Task prompt
From the first line of the data below through the line holding "const y = d3.scaleLinear().domain([0, 100]).range([361, 29]);", output each line exactly and leave the pictures out.

★ ★ ★ ★ ★

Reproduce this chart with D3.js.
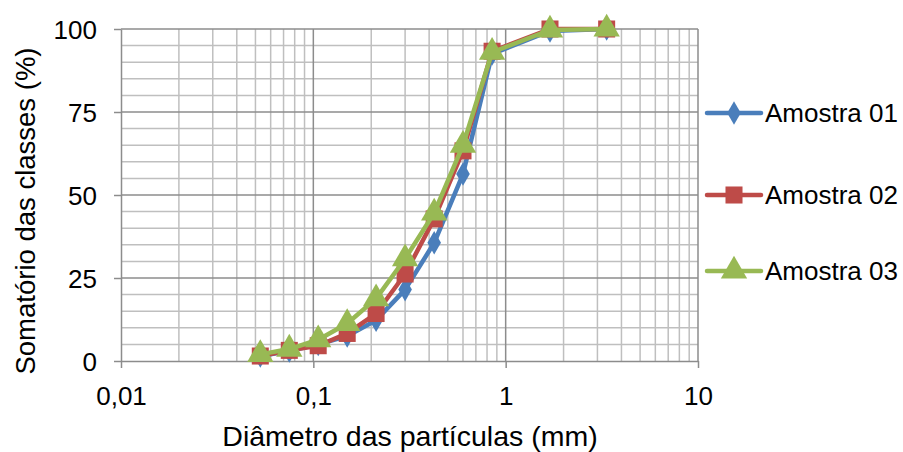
<!DOCTYPE html>
<html><head><meta charset="utf-8">
<script src="https://cdn.jsdelivr.net/npm/d3@7"></script>
<style>body{margin:0;background:#fff}svg{display:block}text{font-family:"Liberation Sans",Arial,sans-serif;fill:#000}</style>
</head><body>
<script>
const diameters = [0.053, 0.075, 0.106, 0.15, 0.212, 0.3, 0.425, 0.6, 0.85, 1.7, 3.35];
const amostra01 = [1.5, 3, 5, 7.5, 12.3, 21.5, 35.6, 56.3, 92.5, 99.4, 100];
const amostra02 = [1.5, 3.2, 4.6, 8.3, 14.3, 26.2, 42.8, 63.3, 93.3, 100, 100];
const amostra03 = [2, 3.6, 6.4, 11.3, 18.8, 30.8, 44.6, 65, 93, 99.7, 100];
const seriesNames = ["Amostra 01", "Amostra 02", "Amostra 03"];
const xTicks = [0.01, 0.1, 1, 10];
const xTickLabels = ["0,01", "0,1", "1", "10"];
const yTicks = [0, 25, 50, 75, 100];

const W = 903, H = 452;
const svg = d3.select("body").append("svg").attr("width", W).attr("height", H);
const x = d3.scaleLog().domain([0.01, 10]).range([121, 698]);
const y = d3.scaleLinear().domain([0, 100]).range([361, 29]);

// minor grid
const g = svg.append("g");
const minorX = [];
[0.01, 0.1, 1].forEach(d => { for (let k = 2; k <= 9; k++) minorX.push(d * k); });
g.selectAll(".mx").data(minorX).join("line")
  .attr("x1", d => x(d)).attr("x2", d => x(d)).attr("y1", y(0)).attr("y2", y(100))
  .attr("stroke", "#bfbfbf").attr("stroke-width", 1.5);
const minorY = d3.range(5, 100, 5).filter(v => v % 25 !== 0);
g.selectAll(".my").data(minorY).join("line")
  .attr("x1", x(0.01)).attr("x2", x(10)).attr("y1", d => y(d)).attr("y2", d => y(d))
  .attr("stroke", "#bfbfbf").attr("stroke-width", 1.5);
// major grid
g.selectAll(".Mx").data(xTicks.slice(1)).join("line")
  .attr("x1", d => x(d)).attr("x2", d => x(d)).attr("y1", y(0)).attr("y2", y(100))
  .attr("stroke", "#8c8c8c").attr("stroke-width", 1.5);
g.selectAll(".My").data(yTicks.slice(1)).join("line")
  .attr("x1", x(0.01)).attr("x2", x(10)).attr("y1", d => y(d)).attr("y2", d => y(d))
  .attr("stroke", "#8c8c8c").attr("stroke-width", 1.5);

// axes
const xAxis = svg.append("g").attr("transform", `translate(0,${y(0)})`)
  .call(d3.axisBottom(x).tickValues(xTicks).tickFormat((d, i) => xTickLabels[i]).tickSize(7).tickSizeOuter(0));
const yAxis = svg.append("g").attr("transform", `translate(${x(0.01)},0)`)
  .call(d3.axisLeft(y).tickValues(yTicks).tickSize(7).tickSizeOuter(0));
[xAxis, yAxis].forEach(a => {
  a.select(".domain").attr("stroke", "#8c8c8c").attr("stroke-width", 1.5);
  a.selectAll(".tick line").attr("stroke", "#8c8c8c").attr("stroke-width", 1.5);
  a.selectAll("text").style("font-size", "26px").attr("fill", "#000");
});
xAxis.selectAll("text").attr("dy", "0").attr("y", 44);
yAxis.selectAll("text").attr("x", -24).attr("dy", "0.36em");

// titles
svg.append("text").attr("x", 410).attr("y", 446).attr("text-anchor", "middle")
  .style("font-size", "28.5px").text("Diâmetro das partículas (mm)");
svg.append("text").attr("transform", "translate(35,211) rotate(-90)").attr("text-anchor", "middle")
  .style("font-size", "27.5px").text("Somatório das classes (%)");

const colors = ["#4a7ebb", "#be4b48", "#98b954"];
const data = [amostra01, amostra02, amostra03];
const symbols = [d3.symbolDiamond, d3.symbolSquare, d3.symbolTriangle];
const sizes = [160, 290, 300];
const line = d3.line().x(d => x(d[0])).y(d => y(d[1]));

data.forEach((vals, i) => {
  const pts = diameters.map((d, j) => [d, vals[j]]);
  svg.append("path").datum(pts).attr("d", line).attr("fill", "none")
    .attr("stroke", colors[i]).attr("stroke-width", 4.5).attr("stroke-linejoin", "round");
  svg.append("g").selectAll("path").data(pts).join("path")
    .attr("transform", d => `translate(${x(d[0])},${y(d[1])})`)
    .attr("d", d3.symbol().type(symbols[i]).size(sizes[i])).attr("fill", colors[i]);
});

// legend
const legY = [113, 195, 271];
seriesNames.forEach((n, i) => {
  const lg = svg.append("g");
  lg.append("line").attr("x1", 707).attr("x2", 761).attr("y1", legY[i]).attr("y2", legY[i])
    .attr("stroke", colors[i]).attr("stroke-width", 4.5).attr("stroke-linecap", "round");
  lg.append("path").attr("transform", `translate(734,${legY[i]})`)
    .attr("d", d3.symbol().type(symbols[i]).size(sizes[i])).attr("fill", colors[i]);
  lg.append("text").attr("x", 765).attr("y", legY[i]).attr("dy", "0.36em")
    .style("font-size", "26px").text(n);
});
</script>
</body></html>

★ ★ ★ ★ ★

Response to this task
Reproduce this chart with D3.js.
<!DOCTYPE html>
<html><head><meta charset="utf-8">
<script src="https://cdn.jsdelivr.net/npm/d3@7"></script>
<style>body{margin:0;background:#fff}svg{display:block}text{font-family:"Liberation Sans",Arial,sans-serif;fill:#000}</style>
</head><body>
<script>
const diameters = [0.053, 0.075, 0.106, 0.15, 0.212, 0.3, 0.425, 0.6, 0.85, 1.7, 3.35];
const amostra01 = [1.5, 3, 5, 7.5, 12.3, 21.5, 35.6, 56.3, 92.5, 99.4, 100];
const amostra02 = [1.5, 3.2, 4.6, 8.3, 14.3, 26.2, 42.8, 63.3, 93.3, 100, 100];
const amostra03 = [2, 3.6, 6.4, 11.3, 18.8, 30.8, 44.6, 65, 93, 99.7, 100];
const seriesNames = ["Amostra 01", "Amostra 02", "Amostra 03"];
const xTicks = [0.01, 0.1, 1, 10];
const xTickLabels = ["0,01", "0,1", "1", "10"];
const yTicks = [0, 25, 50, 75, 100];

const W = 903, H = 452;
const svg = d3.select("body").append("svg").attr("width", W).attr("height", H);
const x = d3.scaleLog().domain([0.01, 10]).range([121, 698]);
const y = d3.scaleLinear().domain([0, 100]).range([361, 29]);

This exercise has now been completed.